Ломоносов был для Шлёцера не просто амбициозным дилетантом, пьяницей и “недругом и гонителем всех иностранцев”. Он (точнее, тот его карикатурный образ, который сложился в сознании ганноверского ученого на основании рассказов Тауберта и Миллера) воплощал то в России, чего Шлёцер, при всех своих симпатиях к этой стране и ее народу, не понимал и боялся – непредсказуемый, жестокий, иррациональный хаос. В конце его жизни этот хаос стал проступать и в европейской истории; Шлёцер, как многие его единомышленники, ужаснулся якобинскому террору, но не пожелал скорректировать свою картину мира и принять на себя долю вины за случившееся…

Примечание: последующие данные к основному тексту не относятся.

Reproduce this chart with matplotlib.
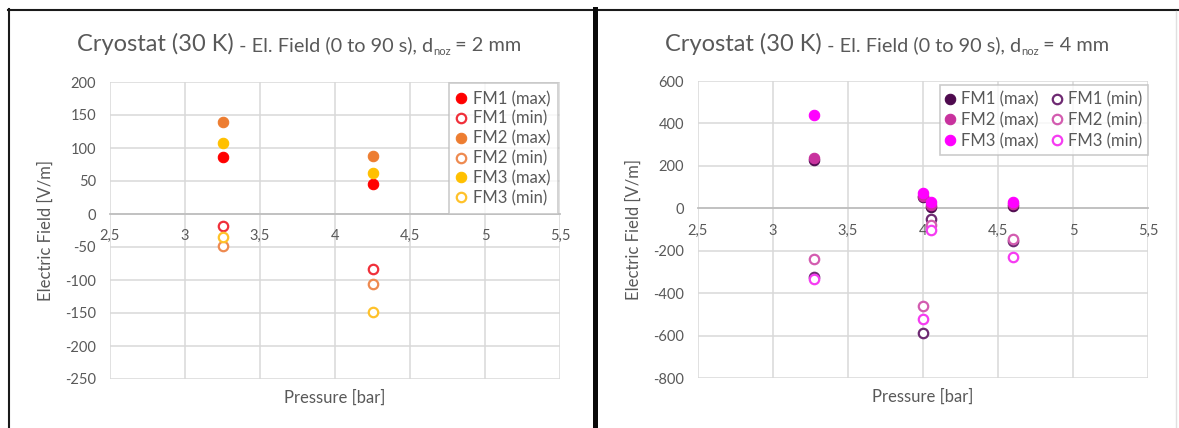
import matplotlib
matplotlib.use("Agg")
import matplotlib.pyplot as plt
from matplotlib.lines import Line2D
from matplotlib.ticker import FuncFormatter, MultipleLocator

plt.rcParams['font.family'] = ['Lato', 'DejaVu Sans']

# ---------------- data ----------------
# Left chart: d_noz = 2 mm
left_pressure = [3.25, 4.25]
left_fm1_max = [87, 45]
left_fm1_min = [-18, -84]
left_fm2_max = [140, 88]
left_fm2_min = [-48, -106]
left_fm3_max = [108, 62]
left_fm3_min = [-35, -148]

# Right chart: d_noz = 4 mm
right_pressure = [3.27, 4.0, 4.05, 4.6]
right_fm1_max = [228, 55, 5, 10]
right_fm1_min = [-325, -590, -50, -155]
right_fm2_max = [238, 60, 15, 20]
right_fm2_min = [-240, -460, -80, -145]
right_fm3_max = [440, 70, 30, 30]
right_fm3_min = [-335, -520, -100, -230]

left_title = ["Cryostat (30 K)", " - El. Field (0 to 90 s), d", "noz", " = 2 mm"]
right_title = ["Cryostat (30 K)", " - El. Field (0 to 90 s), d", "noz", " = 4 mm"]
x_label = "Pressure [bar]"
y_label = "Electric Field [V/m]"

left_colors = {'FM1': '#FF0000', 'FM2': '#ED7D31', 'FM3': '#FFC000'}
left_min_colors = {'FM1': '#F0303A', 'FM2': '#EE8A50', 'FM3': '#FFC22A'}
right_colors = {'FM1': '#4E0A4E', 'FM2': '#C8329E', 'FM3': '#FF00FF'}
right_min_colors = {'FM1': '#6E2A72', 'FM2': '#D35CB0', 'FM3': '#F63CF2'}

TXT = '#595959'
GRID = '#D9D9D9'

W, H = 1179, 428
fig = plt.figure(figsize=(W / 100, H / 100), dpi=100)
fig.patch.set_facecolor('white')


def fx(x):
    return x / W


def fy(y):
    return 1 - y / H


def comma(v, pos):
    s = ('%g' % v)
    return s.replace('.', ',')


def setup_axes(ax, ylim, ystep):
    ax.set_xlim(2.5, 5.5)
    ax.set_ylim(*ylim)
    ax.xaxis.set_major_locator(MultipleLocator(0.5))
    ax.yaxis.set_major_locator(MultipleLocator(ystep))
    ax.xaxis.set_major_formatter(FuncFormatter(comma))
    ax.yaxis.set_major_formatter(FuncFormatter(lambda v, p: '%d' % v))
    for s in ['top', 'right', 'left']:
        ax.spines[s].set_visible(False)
    ax.spines['bottom'].set_position(('data', 0))
    ax.spines['bottom'].set_color('#BFBFBF')
    ax.spines['bottom'].set_linewidth(1.3)
    ax.spines['bottom'].set_zorder(1.5)
    ax.grid(True, color=GRID, linewidth=1.1, zorder=0)
    ax.set_axisbelow(True)
    ax.tick_params(axis='both', length=0, labelsize=10.5, labelcolor=TXT)
    ax.tick_params(axis='x', pad=11)
    ax.tick_params(axis='y', pad=10)
    ax.set_xlabel(x_label, fontsize=12, color=TXT, labelpad=0)
    ax.set_ylabel(y_label, fontsize=12, color=TXT, labelpad=8)
    ax.xaxis.set_label_coords(0.5, -0.035)


def plot_series(ax, x, ymax, ymin, cmax, cmin, name):
    h1, = ax.plot(x, ymax, linestyle='none', marker='o', markersize=7.5,
                  markerfacecolor=cmax, markeredgecolor=cmax, markeredgewidth=0.8,
                  label=f'{name} (max)', zorder=3)
    h2, = ax.plot(x, ymin, linestyle='none', marker='o', markersize=6.8,
                  markerfacecolor='white', markeredgecolor=cmin, markeredgewidth=1.6,
                  label=f'{name} (min)', zorder=3)
    return h1, h2


# ---------------- left chart ----------------
axL = fig.add_axes([fx(110), fy(379), fx(450), 297 / H])
setup_axes(axL, (-250, 200), 50)
plot_series(axL, left_pressure, left_fm1_max, left_fm1_min, left_colors['FM1'], left_min_colors['FM1'], 'FM1')
plot_series(axL, left_pressure, left_fm2_max, left_fm2_min, left_colors['FM2'], left_min_colors['FM2'], 'FM2')
plot_series(axL, left_pressure, left_fm3_max, left_fm3_min, left_colors['FM3'], left_min_colors['FM3'], 'FM3')
legL = axL.legend(loc='upper right', bbox_to_anchor=(0.995, 0.995), borderaxespad=0,
                  fontsize=12, frameon=True, fancybox=False, edgecolor='#BFBFBF',
                  handlelength=0.6, handletextpad=0.4, labelspacing=0.22,
                  borderpad=0.45, labelcolor=TXT)
legL.get_frame().set_linewidth(1.2)

# ---------------- right chart ----------------
axR = fig.add_axes([fx(698), fy(378), fx(450), 297 / H])
setup_axes(axR, (-800, 600), 200)
max_handles, min_handles = [], []
for nm, ymx, ymn in [('FM1', right_fm1_max, right_fm1_min),
                     ('FM2', right_fm2_max, right_fm2_min),
                     ('FM3', right_fm3_max, right_fm3_min)]:
    h1, h2 = plot_series(axR, right_pressure, ymx, ymn, right_colors[nm], right_min_colors[nm], nm)
    max_handles.append(h1)
    min_handles.append(h2)
legR = axR.legend(handles=max_handles + min_handles, ncol=2, loc='upper right',
                  bbox_to_anchor=(1.0, 0.985), borderaxespad=0, fontsize=12,
                  frameon=True, fancybox=False, edgecolor='#BFBFBF',
                  handlelength=0.6, handletextpad=0.35, labelspacing=0.28,
                  columnspacing=0.8, borderpad=0.35, labelcolor=TXT)
legR.get_frame().set_linewidth(1.2)


# ---------------- titles ----------------
def draw_title(x_px, base_y_px, parts):
    renderer = fig.canvas.get_renderer()
    sizes = [17, 14.3, 8, 14.3]
    offs = [0, 0, -4, 0]
    x = x_px
    for txt, sz, off in zip(parts, sizes, offs):
        t = fig.text(x, H - base_y_px + off, txt, fontsize=sz, color=TXT,
                     transform=None, ha='left', va='baseline')
        bb = t.get_window_extent(renderer=renderer)
        x = bb.x1


draw_title(77, 51, left_title)
draw_title(665, 51, right_title)

# ---------------- frame lines ----------------
fig.add_artist(Line2D([fx(8), 1], [fy(9.5), fy(9.5)], color='#1A1A1A', linewidth=1.5,
                      transform=fig.transFigure))
fig.add_artist(Line2D([fx(9), fx(9)], [fy(9), 0], color='#1A1A1A', linewidth=1.5,
                      transform=fig.transFigure))
fig.add_artist(Line2D([fx(594.5), fx(594.5)], [fy(9), 0], color='#0A0A0A', linewidth=3.6,
                      transform=fig.transFigure))
fig.add_artist(Line2D([fx(1175.5), fx(1175.5)], [fy(11), 0], color='#E0E0E0', linewidth=1.0,
                      transform=fig.transFigure))

fig.savefig('out.png', dpi=100)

Личная встреча Шлёцера с Ломоносовым была всего лишь одна. Адъюнкт истории подал Михайле Васильевичу на подпись немецкий перевод какого-то указа. Ломоносову показалось, что одно слово употреблено неточно. Шлёцер не согласился с ним. “Он грубо вскричал, что я еще слишком молод, чтобы поправлять его. ‹…› Я сказал, что молодой немец осмеливается больше понимать по-немецки, чем старик-русский, и удалился”. Другими словами, Шлёцер считал, что лучше Ломоносова знает немецкий язык, потому что он немец, и не хуже Ломоносова разбирается в русском, потому что владеет современной методикой. Он доходит до утверждения, что Ломоносов сколько-нибудь хорошо вообще не знал никаких иностранных языков, и что его исторические труды основаны только на русских источниках (хотя в “Древней российской истории”, которая, по иронии судьбы, вышла в 1766 году с предисловием Шлёцера, полно ссылок на греческие и латинские хроники), и что он даже “не слышал имени Византии”[135]. Эта явная несправедливость была, однако, запоздалым ответом на столь же неприкрытую несправедливость Ломоносова.
135
Собственно говоря, название “Византийская империя” внедрено немецкими учеными Нового времени. Сами византийцы называли себя римлянами – “ромеями”, соседние народы звали их просто “греками”. Так их обычно называет и Ломоносов. Но, как будет сказано чуть ниже, термин “Византия” был ему хорошо известен.